→ **Work to complete**
Everything from the first line down to the line containing "2, 0.95, 0];" is to be retyped exactly, both ends included, with pictures left out.

→ **Data excerpt**
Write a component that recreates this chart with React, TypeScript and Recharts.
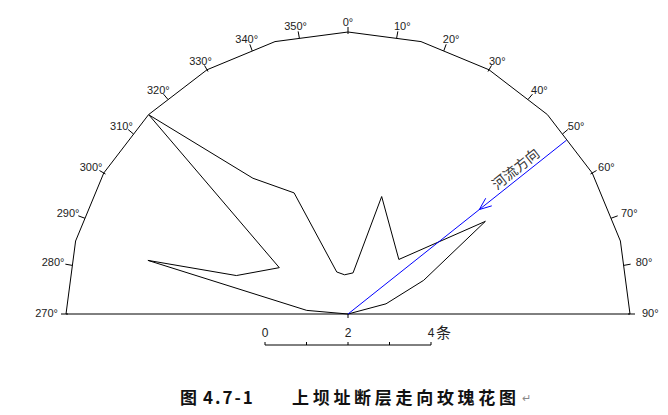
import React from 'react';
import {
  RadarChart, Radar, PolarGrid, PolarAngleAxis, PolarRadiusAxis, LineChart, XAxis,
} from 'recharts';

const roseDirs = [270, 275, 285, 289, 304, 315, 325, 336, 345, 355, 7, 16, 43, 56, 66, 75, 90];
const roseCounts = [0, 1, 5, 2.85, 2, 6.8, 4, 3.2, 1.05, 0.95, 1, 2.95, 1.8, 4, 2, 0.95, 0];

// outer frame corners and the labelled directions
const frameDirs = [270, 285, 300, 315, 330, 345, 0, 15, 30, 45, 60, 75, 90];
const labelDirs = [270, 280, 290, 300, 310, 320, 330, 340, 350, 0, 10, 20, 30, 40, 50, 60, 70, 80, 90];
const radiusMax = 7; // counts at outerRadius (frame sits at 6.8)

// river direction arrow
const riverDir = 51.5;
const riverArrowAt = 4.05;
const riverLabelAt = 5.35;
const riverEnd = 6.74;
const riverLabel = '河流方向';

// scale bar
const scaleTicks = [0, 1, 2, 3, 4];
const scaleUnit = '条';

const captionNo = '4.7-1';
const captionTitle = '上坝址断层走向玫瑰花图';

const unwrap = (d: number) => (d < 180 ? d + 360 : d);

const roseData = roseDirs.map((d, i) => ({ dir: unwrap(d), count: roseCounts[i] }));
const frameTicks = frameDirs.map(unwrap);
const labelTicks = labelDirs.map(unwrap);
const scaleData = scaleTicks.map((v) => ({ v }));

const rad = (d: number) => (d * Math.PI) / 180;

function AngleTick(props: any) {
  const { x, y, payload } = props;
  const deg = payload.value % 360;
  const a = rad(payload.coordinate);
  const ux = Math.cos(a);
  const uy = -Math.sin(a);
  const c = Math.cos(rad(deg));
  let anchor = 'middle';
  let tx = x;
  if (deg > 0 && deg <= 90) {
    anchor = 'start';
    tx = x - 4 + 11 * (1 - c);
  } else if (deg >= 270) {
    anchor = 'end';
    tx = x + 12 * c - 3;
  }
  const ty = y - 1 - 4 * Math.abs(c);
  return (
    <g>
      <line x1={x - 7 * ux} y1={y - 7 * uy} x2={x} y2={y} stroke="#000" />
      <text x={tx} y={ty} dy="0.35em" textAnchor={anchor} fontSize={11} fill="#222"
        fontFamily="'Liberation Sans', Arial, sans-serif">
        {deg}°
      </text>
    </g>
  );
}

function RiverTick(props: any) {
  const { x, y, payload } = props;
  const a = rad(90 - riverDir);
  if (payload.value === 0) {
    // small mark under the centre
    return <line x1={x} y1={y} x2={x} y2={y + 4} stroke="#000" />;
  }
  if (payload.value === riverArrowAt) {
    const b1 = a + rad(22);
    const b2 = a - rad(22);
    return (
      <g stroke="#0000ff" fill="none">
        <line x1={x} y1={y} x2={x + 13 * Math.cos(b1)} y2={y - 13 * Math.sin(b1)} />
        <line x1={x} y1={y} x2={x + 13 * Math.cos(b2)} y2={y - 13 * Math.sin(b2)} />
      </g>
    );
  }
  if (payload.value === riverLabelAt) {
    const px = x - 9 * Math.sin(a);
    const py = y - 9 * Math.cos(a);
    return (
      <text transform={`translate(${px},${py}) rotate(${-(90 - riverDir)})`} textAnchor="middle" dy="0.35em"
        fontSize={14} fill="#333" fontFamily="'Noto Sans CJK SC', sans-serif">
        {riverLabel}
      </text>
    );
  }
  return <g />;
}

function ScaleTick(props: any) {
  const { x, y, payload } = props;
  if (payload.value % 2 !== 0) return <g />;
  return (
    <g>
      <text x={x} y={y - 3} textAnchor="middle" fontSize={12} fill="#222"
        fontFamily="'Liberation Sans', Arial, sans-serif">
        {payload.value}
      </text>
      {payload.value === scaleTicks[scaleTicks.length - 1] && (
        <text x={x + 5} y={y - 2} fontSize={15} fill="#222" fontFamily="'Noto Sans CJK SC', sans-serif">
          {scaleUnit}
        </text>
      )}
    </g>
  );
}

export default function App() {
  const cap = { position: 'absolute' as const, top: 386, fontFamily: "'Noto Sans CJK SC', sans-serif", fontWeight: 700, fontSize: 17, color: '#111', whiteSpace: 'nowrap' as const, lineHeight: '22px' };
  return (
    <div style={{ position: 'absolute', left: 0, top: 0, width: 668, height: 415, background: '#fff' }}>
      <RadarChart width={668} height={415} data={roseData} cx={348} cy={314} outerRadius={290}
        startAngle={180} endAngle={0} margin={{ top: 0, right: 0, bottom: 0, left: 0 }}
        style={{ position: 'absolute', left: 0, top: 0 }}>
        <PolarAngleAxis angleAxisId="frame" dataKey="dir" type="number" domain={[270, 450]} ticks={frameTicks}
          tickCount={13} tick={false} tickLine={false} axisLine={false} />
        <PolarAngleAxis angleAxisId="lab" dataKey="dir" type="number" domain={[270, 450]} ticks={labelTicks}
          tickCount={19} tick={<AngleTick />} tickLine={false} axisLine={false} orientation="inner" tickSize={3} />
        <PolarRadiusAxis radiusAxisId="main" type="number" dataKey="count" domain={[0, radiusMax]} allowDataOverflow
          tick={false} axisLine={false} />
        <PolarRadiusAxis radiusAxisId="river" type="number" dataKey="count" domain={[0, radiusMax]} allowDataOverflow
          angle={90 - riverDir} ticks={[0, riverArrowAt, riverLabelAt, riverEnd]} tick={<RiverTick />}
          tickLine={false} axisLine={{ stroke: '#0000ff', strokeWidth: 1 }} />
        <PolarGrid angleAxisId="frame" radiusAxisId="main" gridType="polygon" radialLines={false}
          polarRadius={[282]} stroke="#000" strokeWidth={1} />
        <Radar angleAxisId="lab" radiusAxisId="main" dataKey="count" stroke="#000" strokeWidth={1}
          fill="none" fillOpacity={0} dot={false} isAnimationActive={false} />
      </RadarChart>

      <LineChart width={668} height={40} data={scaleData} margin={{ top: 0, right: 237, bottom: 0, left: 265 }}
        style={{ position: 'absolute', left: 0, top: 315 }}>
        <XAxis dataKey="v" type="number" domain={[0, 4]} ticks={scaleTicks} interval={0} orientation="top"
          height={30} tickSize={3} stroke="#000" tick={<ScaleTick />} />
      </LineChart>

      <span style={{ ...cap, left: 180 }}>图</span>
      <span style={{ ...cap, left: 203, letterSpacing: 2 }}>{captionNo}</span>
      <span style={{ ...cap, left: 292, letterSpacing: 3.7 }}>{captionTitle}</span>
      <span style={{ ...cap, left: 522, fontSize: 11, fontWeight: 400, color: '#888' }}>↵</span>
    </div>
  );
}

→ **Response to the exercise**
Write a component that recreates this chart with React, TypeScript and Recharts.
import React from 'react';
import {
  RadarChart, Radar, PolarGrid, PolarAngleAxis, PolarRadiusAxis, LineChart, XAxis,
} from 'recharts';

const roseDirs = [270, 275, 285, 289, 304, 315, 325, 336, 345, 355, 7, 16, 43, 56, 66, 75, 90];
const roseCounts = [0, 1, 5, 2.85, 2, 6.8, 4, 3.2, 1.05, 0.95, 1, 2.95, 1.8, 4, 2, 0.95, 0];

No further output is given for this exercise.